> JOB:
Leave out the pictures, and return only the lines running from the one that contains "Recreate this image" to the one that contains "The picture is", both included, exactly as they appear.

> DATA SHOWN:
--------------------------------

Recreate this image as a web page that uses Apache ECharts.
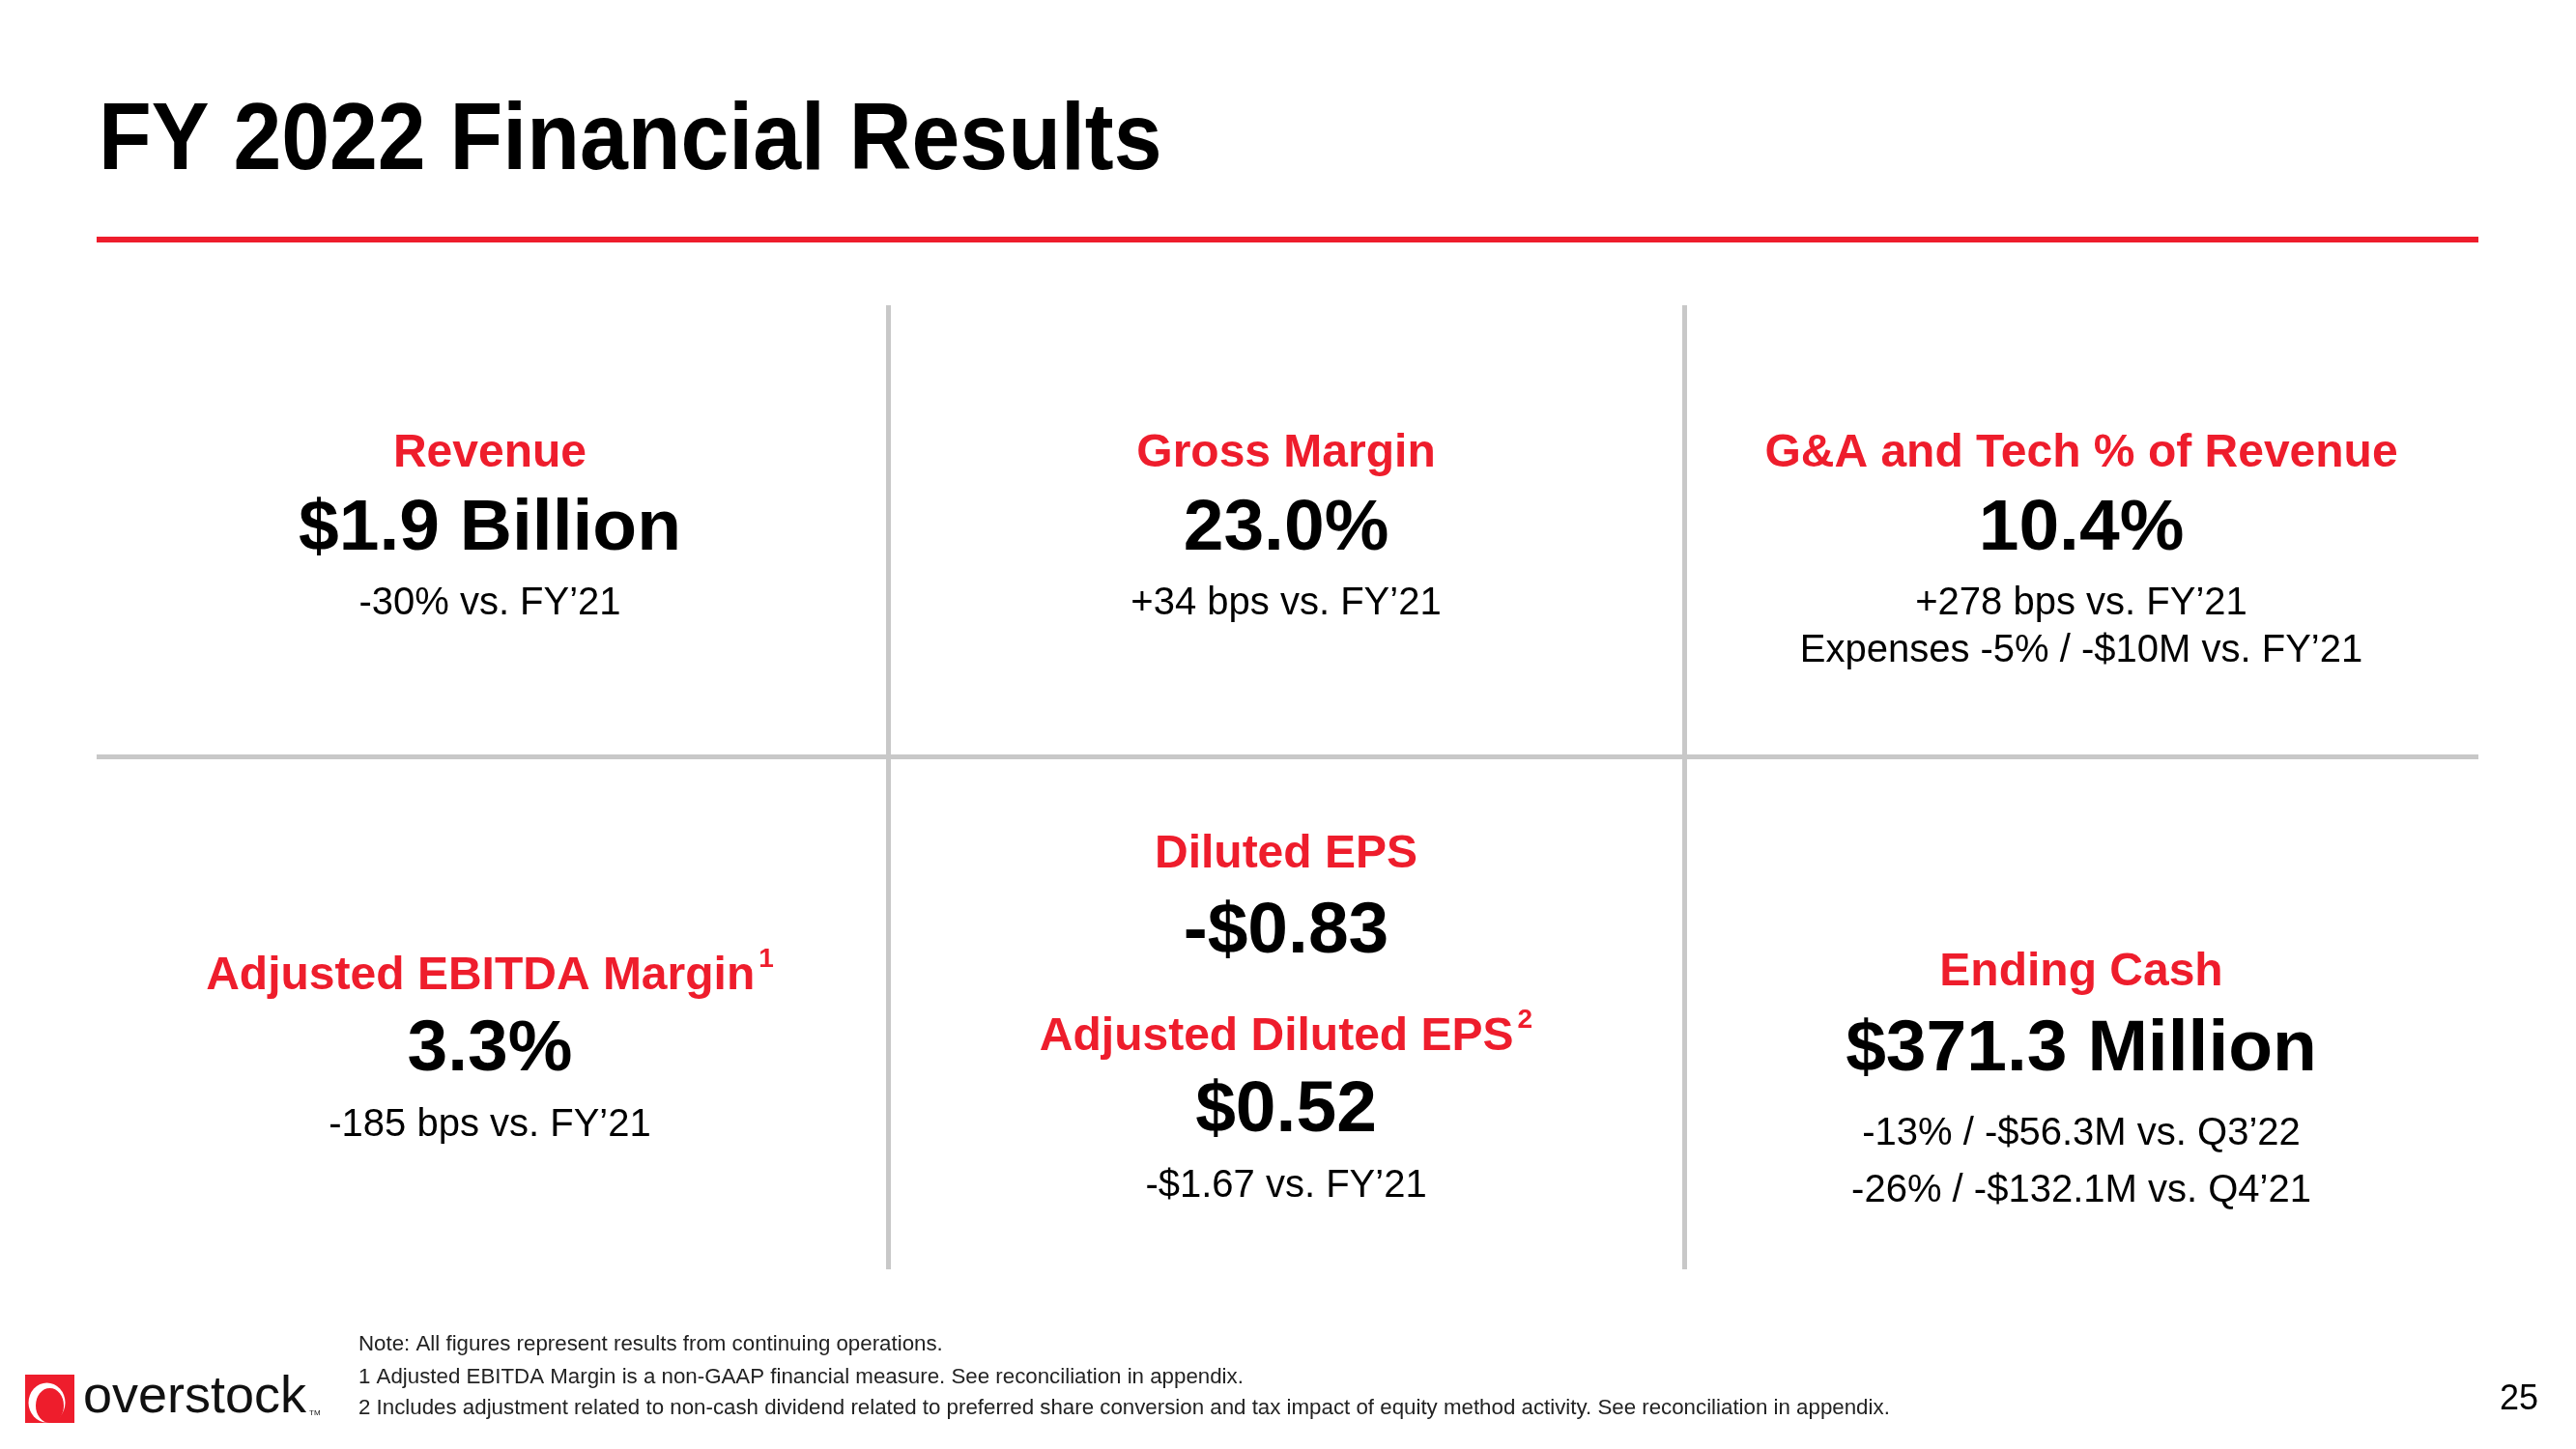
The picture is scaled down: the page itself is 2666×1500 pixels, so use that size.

--------------------------------

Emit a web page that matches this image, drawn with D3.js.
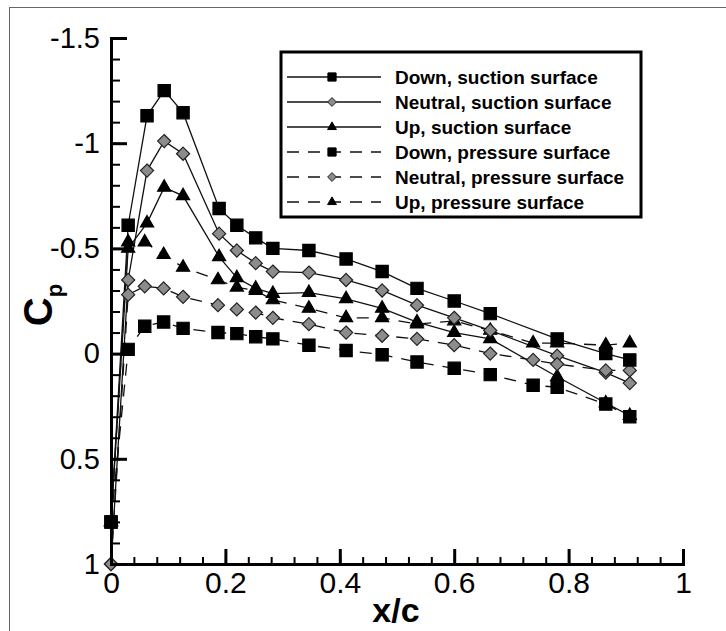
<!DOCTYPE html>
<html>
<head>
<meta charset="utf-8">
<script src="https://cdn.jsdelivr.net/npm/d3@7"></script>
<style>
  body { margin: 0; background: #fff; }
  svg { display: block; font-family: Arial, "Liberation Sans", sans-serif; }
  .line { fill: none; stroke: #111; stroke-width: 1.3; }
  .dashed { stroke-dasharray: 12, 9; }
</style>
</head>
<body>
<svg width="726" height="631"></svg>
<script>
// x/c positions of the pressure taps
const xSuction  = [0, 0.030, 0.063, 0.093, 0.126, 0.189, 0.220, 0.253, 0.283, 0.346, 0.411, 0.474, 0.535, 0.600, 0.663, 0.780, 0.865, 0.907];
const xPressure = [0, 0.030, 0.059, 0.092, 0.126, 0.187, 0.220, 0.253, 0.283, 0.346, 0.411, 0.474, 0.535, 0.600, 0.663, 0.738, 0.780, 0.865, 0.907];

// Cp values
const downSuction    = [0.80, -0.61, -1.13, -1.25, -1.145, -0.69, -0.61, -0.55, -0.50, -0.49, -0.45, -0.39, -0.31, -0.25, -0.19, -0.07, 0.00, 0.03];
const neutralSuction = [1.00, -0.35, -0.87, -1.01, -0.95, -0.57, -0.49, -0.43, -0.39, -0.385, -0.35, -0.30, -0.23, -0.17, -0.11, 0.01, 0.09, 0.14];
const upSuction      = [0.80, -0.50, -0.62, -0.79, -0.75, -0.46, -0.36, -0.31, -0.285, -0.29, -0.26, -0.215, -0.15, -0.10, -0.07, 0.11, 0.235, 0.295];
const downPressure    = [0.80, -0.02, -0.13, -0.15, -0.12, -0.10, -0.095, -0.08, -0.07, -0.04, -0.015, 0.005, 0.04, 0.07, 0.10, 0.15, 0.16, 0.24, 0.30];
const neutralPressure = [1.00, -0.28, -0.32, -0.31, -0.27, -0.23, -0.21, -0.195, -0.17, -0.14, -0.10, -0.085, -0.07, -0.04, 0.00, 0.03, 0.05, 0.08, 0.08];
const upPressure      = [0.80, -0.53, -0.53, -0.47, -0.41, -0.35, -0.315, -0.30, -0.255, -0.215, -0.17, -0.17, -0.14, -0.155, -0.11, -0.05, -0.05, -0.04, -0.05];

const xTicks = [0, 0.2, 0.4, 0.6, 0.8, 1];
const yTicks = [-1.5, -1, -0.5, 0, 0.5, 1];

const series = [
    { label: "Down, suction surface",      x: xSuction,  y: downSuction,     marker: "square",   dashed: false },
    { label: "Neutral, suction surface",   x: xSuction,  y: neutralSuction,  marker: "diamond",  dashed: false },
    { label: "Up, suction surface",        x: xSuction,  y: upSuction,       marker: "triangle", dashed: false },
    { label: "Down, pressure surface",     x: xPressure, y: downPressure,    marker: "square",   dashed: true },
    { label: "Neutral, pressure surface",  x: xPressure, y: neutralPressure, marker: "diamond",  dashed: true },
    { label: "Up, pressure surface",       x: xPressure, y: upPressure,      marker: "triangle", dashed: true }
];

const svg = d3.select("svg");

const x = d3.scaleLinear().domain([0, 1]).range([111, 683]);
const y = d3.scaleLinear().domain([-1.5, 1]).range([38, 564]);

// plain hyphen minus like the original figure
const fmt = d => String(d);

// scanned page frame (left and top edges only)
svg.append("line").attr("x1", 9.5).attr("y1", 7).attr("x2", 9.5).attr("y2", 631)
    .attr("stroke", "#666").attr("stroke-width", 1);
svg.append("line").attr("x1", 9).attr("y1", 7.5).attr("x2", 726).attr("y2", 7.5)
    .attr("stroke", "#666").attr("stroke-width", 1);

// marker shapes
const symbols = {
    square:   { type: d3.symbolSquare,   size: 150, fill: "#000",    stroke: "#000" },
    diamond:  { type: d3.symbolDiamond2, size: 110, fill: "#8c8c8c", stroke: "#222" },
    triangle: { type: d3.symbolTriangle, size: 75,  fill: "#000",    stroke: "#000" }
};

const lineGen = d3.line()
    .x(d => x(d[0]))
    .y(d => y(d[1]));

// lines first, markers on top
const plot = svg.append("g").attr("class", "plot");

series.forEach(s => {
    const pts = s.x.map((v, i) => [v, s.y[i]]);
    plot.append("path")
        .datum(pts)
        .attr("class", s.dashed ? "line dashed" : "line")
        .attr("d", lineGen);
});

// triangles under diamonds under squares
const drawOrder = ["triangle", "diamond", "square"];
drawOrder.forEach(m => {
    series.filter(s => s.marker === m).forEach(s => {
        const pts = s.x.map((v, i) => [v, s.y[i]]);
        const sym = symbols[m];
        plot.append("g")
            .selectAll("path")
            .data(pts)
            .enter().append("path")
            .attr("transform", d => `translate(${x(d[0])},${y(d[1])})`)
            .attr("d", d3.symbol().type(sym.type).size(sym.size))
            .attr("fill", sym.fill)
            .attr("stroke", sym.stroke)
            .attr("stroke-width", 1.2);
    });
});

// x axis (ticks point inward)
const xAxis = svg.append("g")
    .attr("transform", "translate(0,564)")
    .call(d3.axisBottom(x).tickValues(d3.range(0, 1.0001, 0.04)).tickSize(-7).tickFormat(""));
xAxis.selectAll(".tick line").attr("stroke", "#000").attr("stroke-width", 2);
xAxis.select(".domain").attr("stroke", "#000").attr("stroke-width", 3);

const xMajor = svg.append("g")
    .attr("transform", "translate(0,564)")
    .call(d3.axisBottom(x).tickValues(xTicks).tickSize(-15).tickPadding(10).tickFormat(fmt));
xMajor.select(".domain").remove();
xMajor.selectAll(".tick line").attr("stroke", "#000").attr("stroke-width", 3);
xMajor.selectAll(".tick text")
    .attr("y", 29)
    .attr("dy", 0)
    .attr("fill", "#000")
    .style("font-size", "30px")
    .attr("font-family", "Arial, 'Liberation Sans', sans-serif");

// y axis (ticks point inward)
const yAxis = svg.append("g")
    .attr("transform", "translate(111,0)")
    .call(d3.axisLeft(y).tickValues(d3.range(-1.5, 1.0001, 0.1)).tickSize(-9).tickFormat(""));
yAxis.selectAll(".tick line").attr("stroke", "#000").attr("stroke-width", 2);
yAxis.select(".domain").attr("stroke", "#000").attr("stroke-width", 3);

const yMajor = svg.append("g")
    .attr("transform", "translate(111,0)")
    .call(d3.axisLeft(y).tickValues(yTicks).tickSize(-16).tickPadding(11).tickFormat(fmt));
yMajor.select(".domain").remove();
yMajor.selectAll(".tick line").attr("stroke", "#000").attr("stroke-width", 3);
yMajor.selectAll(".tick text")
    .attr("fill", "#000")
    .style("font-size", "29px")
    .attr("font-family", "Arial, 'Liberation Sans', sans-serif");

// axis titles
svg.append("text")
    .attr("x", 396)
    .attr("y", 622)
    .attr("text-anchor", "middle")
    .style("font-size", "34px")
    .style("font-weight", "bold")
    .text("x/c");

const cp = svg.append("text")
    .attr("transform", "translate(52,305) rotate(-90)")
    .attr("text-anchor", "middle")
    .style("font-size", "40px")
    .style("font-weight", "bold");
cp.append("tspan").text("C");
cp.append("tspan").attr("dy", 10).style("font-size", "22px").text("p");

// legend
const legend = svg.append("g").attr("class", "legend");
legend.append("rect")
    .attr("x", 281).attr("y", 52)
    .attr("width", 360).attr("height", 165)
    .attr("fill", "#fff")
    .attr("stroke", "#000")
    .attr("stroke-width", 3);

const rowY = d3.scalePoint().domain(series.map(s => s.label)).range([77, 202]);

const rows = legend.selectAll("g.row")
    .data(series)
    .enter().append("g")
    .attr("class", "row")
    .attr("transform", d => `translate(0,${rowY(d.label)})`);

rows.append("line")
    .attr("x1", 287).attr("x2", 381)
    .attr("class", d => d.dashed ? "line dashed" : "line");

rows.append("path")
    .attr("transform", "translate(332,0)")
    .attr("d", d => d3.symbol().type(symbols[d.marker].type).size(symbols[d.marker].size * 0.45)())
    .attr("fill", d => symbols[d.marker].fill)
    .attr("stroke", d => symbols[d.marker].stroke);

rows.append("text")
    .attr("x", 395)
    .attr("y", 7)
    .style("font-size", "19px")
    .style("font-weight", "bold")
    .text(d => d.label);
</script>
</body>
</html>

--------------------------------

> WRITTEN RESPONSE:
Recreate this image as a web page that uses Apache ECharts.
The picture is scaled down: the page itself is 2666×1500 pixels, so use that size.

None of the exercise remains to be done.